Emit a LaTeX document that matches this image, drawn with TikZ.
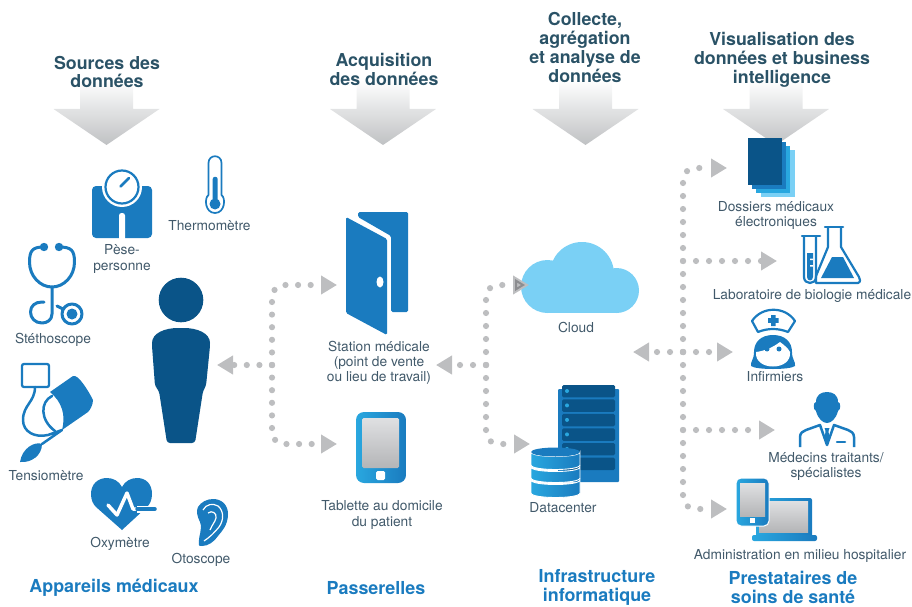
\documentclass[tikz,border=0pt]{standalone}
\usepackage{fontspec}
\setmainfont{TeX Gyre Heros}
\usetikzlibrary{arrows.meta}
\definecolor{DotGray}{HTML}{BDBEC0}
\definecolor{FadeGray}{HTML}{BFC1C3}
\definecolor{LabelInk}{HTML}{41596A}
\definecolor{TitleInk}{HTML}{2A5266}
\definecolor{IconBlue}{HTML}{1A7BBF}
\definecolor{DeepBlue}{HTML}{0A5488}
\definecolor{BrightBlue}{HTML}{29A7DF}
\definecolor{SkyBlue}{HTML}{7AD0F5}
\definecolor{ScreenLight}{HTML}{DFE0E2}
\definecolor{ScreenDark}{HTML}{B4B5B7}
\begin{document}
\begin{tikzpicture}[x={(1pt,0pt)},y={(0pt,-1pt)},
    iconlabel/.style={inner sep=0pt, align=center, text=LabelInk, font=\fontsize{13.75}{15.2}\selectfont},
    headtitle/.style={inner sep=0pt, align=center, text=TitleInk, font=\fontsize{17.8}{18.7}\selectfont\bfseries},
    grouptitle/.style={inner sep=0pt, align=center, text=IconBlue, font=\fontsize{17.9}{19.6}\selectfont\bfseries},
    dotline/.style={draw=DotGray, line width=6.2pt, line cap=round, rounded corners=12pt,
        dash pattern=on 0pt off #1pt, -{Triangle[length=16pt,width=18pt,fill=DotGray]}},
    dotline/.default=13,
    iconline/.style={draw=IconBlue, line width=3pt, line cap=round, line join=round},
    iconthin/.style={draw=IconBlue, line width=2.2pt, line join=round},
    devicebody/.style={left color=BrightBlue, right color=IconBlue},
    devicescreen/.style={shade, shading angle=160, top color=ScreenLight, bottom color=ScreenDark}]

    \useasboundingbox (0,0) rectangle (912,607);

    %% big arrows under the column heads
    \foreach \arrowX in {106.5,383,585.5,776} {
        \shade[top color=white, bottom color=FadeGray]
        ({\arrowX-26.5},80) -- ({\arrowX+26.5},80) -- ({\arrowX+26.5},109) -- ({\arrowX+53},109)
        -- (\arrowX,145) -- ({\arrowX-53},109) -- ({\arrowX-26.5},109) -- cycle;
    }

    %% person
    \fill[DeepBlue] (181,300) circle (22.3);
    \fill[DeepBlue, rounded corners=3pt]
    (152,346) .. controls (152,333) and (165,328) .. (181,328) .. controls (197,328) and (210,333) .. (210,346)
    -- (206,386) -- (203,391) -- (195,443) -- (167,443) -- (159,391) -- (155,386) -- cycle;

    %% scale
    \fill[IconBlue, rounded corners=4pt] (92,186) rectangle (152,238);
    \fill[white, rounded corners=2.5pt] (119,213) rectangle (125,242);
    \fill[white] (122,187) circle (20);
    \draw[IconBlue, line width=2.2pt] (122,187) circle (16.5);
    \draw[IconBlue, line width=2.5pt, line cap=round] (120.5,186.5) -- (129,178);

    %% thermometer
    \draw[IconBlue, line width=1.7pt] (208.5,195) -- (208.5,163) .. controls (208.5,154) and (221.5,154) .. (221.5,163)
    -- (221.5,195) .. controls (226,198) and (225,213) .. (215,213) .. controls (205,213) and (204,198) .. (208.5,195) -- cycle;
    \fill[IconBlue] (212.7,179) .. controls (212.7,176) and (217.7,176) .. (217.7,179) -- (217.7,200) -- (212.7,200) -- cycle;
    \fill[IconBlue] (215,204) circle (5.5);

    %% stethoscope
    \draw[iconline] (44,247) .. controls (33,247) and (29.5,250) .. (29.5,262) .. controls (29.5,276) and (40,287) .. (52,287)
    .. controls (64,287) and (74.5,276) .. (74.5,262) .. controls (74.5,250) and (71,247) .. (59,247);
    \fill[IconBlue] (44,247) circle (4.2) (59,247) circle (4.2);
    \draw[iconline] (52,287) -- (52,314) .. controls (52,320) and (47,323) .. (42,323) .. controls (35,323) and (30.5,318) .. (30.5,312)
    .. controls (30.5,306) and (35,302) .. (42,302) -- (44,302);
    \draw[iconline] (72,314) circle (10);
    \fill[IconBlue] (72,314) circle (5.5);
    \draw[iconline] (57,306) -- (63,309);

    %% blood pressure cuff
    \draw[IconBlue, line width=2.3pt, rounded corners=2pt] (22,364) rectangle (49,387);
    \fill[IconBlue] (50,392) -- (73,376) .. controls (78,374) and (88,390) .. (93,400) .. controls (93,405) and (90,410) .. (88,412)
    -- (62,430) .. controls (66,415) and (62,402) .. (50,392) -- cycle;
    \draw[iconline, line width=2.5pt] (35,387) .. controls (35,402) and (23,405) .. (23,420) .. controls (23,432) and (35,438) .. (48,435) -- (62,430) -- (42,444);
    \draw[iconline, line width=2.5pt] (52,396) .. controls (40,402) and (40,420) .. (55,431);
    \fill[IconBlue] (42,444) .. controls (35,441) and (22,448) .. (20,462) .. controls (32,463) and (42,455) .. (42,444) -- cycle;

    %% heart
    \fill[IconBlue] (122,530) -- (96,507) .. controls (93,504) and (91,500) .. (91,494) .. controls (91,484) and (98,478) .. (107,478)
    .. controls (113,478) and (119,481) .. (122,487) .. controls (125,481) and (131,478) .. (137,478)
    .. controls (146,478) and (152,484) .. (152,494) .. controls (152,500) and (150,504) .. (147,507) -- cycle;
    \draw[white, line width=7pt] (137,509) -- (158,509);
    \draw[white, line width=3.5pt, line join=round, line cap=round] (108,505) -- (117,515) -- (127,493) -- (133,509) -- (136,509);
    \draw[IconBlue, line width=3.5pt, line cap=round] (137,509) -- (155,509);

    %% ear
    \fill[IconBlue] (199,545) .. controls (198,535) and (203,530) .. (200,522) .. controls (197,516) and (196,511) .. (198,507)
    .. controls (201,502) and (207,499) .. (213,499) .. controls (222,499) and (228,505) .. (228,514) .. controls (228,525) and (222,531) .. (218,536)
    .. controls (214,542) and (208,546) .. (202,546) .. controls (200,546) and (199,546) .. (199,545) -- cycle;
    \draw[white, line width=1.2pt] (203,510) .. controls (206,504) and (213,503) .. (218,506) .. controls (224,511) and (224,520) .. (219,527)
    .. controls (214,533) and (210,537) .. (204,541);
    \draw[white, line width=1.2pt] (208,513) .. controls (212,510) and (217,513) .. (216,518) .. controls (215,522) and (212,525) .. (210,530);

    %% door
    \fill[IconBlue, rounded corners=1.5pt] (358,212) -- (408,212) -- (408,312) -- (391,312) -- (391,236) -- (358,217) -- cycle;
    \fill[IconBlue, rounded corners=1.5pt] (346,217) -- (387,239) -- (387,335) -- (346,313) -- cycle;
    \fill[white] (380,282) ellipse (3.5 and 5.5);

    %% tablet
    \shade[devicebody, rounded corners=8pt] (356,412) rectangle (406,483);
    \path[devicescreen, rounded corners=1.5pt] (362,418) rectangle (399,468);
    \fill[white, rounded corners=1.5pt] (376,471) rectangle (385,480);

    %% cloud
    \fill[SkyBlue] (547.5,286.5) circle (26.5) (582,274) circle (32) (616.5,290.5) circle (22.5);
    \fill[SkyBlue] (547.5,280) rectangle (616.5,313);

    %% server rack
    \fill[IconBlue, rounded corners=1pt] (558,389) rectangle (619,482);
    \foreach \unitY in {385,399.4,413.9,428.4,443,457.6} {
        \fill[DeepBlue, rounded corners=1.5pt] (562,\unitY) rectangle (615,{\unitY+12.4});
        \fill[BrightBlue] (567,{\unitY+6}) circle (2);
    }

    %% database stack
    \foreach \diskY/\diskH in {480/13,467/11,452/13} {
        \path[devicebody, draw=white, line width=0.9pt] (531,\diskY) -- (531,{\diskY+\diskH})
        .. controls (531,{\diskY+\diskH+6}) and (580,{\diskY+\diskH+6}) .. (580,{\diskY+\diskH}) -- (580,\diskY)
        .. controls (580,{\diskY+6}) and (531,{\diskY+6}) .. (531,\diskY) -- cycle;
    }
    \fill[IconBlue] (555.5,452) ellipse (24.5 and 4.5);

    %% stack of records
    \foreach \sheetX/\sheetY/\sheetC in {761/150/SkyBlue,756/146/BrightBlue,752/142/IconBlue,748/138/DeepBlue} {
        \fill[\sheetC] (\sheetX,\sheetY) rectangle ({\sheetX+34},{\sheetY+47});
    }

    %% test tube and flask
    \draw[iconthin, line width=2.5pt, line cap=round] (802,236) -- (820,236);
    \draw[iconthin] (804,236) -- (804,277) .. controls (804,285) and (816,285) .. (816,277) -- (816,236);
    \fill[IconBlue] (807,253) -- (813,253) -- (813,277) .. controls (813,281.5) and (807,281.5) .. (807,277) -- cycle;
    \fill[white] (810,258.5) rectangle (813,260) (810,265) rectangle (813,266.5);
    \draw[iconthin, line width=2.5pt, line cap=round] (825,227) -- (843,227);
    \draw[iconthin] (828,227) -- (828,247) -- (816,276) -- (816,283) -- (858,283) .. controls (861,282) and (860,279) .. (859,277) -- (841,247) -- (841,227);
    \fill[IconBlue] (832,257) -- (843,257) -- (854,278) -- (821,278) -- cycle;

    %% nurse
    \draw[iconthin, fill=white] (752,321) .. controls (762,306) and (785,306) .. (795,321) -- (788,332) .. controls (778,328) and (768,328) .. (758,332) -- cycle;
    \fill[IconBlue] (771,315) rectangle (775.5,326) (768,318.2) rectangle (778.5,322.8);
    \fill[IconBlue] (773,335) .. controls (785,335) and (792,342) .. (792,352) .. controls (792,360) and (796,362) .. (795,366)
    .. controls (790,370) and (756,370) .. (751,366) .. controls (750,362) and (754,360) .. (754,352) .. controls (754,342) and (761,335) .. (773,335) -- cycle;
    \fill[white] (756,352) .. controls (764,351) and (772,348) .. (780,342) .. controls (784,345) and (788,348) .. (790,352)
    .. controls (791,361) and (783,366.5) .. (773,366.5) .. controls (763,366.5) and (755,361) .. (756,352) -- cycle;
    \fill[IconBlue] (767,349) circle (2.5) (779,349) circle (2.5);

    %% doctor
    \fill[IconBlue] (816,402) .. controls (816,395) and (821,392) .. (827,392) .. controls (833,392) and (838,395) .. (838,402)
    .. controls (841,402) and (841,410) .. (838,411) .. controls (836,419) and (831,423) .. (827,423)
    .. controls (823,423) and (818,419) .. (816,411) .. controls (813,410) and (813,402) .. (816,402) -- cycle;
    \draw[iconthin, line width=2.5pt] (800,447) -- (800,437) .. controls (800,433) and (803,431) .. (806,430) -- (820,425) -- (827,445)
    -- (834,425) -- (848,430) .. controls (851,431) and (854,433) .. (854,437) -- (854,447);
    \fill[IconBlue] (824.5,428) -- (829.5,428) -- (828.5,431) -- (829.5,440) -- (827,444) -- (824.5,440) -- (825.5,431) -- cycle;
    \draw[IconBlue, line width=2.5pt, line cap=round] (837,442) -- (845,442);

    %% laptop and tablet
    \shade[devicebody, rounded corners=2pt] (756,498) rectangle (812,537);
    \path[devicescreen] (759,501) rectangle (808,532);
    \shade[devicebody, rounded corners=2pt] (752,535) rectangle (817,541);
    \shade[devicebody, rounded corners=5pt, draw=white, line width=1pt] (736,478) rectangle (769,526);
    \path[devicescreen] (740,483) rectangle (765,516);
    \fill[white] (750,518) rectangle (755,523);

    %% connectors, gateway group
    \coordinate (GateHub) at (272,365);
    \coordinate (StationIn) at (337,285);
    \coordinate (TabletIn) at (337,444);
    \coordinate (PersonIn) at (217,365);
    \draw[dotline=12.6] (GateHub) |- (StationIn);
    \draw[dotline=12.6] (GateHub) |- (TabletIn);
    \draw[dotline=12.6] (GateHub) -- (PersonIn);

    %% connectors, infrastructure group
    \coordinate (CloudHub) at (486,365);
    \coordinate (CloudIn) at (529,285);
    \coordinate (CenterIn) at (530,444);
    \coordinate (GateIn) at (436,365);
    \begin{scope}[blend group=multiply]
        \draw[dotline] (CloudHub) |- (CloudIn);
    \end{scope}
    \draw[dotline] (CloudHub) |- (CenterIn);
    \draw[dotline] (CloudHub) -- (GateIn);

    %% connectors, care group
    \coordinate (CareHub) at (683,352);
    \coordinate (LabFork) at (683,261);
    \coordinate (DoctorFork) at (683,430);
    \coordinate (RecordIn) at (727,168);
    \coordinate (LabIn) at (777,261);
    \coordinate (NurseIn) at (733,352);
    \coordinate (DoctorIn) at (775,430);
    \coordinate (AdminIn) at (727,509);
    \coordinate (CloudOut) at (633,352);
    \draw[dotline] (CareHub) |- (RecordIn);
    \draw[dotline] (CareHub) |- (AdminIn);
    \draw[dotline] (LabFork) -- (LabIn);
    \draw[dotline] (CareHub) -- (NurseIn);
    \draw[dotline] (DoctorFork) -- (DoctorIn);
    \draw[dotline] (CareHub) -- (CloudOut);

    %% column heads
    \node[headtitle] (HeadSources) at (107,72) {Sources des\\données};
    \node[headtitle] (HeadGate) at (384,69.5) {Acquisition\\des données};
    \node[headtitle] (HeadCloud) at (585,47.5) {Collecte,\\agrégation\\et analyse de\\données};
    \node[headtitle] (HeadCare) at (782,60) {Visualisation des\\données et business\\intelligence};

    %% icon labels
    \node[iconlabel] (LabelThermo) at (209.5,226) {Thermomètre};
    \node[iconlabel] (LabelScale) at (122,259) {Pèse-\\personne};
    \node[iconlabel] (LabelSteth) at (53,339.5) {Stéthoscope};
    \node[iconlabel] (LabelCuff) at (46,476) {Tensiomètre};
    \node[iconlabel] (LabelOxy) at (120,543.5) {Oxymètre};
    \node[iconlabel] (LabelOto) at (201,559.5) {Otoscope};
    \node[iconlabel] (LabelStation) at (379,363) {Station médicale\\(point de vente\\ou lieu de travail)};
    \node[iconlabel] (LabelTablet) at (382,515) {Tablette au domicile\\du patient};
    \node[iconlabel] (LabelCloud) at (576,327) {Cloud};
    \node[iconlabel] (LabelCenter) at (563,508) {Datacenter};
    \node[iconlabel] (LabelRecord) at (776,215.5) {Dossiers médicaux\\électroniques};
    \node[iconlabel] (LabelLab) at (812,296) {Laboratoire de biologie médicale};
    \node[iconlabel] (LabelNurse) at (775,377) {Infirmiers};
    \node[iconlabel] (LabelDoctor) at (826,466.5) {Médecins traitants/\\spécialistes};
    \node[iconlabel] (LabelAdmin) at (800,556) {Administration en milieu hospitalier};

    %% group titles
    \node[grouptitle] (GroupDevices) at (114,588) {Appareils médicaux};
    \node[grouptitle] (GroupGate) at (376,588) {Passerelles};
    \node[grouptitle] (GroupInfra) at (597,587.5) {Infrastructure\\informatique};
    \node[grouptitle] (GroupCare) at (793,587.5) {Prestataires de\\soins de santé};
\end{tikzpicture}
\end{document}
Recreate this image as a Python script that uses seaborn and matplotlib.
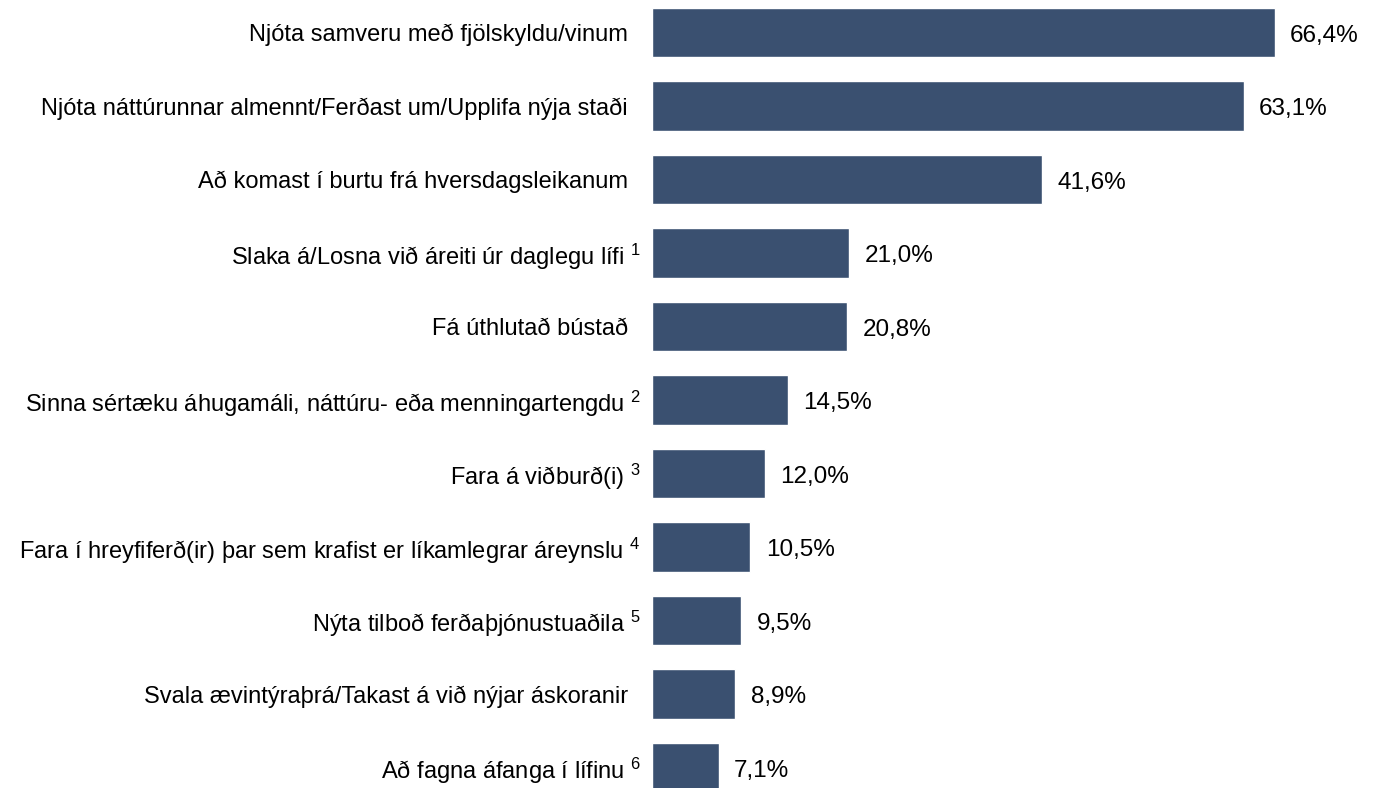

• INSTRUCTIONS TO FOLLOW: Copy the records above exactly, from the first line through the line containing "(0,0) rectangle (912,607);", and leave out the pictures.

• FINAL ANSWER:
Emit a LaTeX document that matches this image, drawn with TikZ.
\documentclass[tikz,border=0pt]{standalone}
\usepackage{fontspec}
\setmainfont{TeX Gyre Heros}
\usetikzlibrary{arrows.meta}
\definecolor{DotGray}{HTML}{BDBEC0}
\definecolor{FadeGray}{HTML}{BFC1C3}
\definecolor{LabelInk}{HTML}{41596A}
\definecolor{TitleInk}{HTML}{2A5266}
\definecolor{IconBlue}{HTML}{1A7BBF}
\definecolor{DeepBlue}{HTML}{0A5488}
\definecolor{BrightBlue}{HTML}{29A7DF}
\definecolor{SkyBlue}{HTML}{7AD0F5}
\definecolor{ScreenLight}{HTML}{DFE0E2}
\definecolor{ScreenDark}{HTML}{B4B5B7}
\begin{document}
\begin{tikzpicture}[x={(1pt,0pt)},y={(0pt,-1pt)},
    iconlabel/.style={inner sep=0pt, align=center, text=LabelInk, font=\fontsize{13.75}{15.2}\selectfont},
    headtitle/.style={inner sep=0pt, align=center, text=TitleInk, font=\fontsize{17.8}{18.7}\selectfont\bfseries},
    grouptitle/.style={inner sep=0pt, align=center, text=IconBlue, font=\fontsize{17.9}{19.6}\selectfont\bfseries},
    dotline/.style={draw=DotGray, line width=6.2pt, line cap=round, rounded corners=12pt,
        dash pattern=on 0pt off #1pt, -{Triangle[length=16pt,width=18pt,fill=DotGray]}},
    dotline/.default=13,
    iconline/.style={draw=IconBlue, line width=3pt, line cap=round, line join=round},
    iconthin/.style={draw=IconBlue, line width=2.2pt, line join=round},
    devicebody/.style={left color=BrightBlue, right color=IconBlue},
    devicescreen/.style={shade, shading angle=160, top color=ScreenLight, bottom color=ScreenDark}]

    \useasboundingbox (0,0) rectangle (912,607);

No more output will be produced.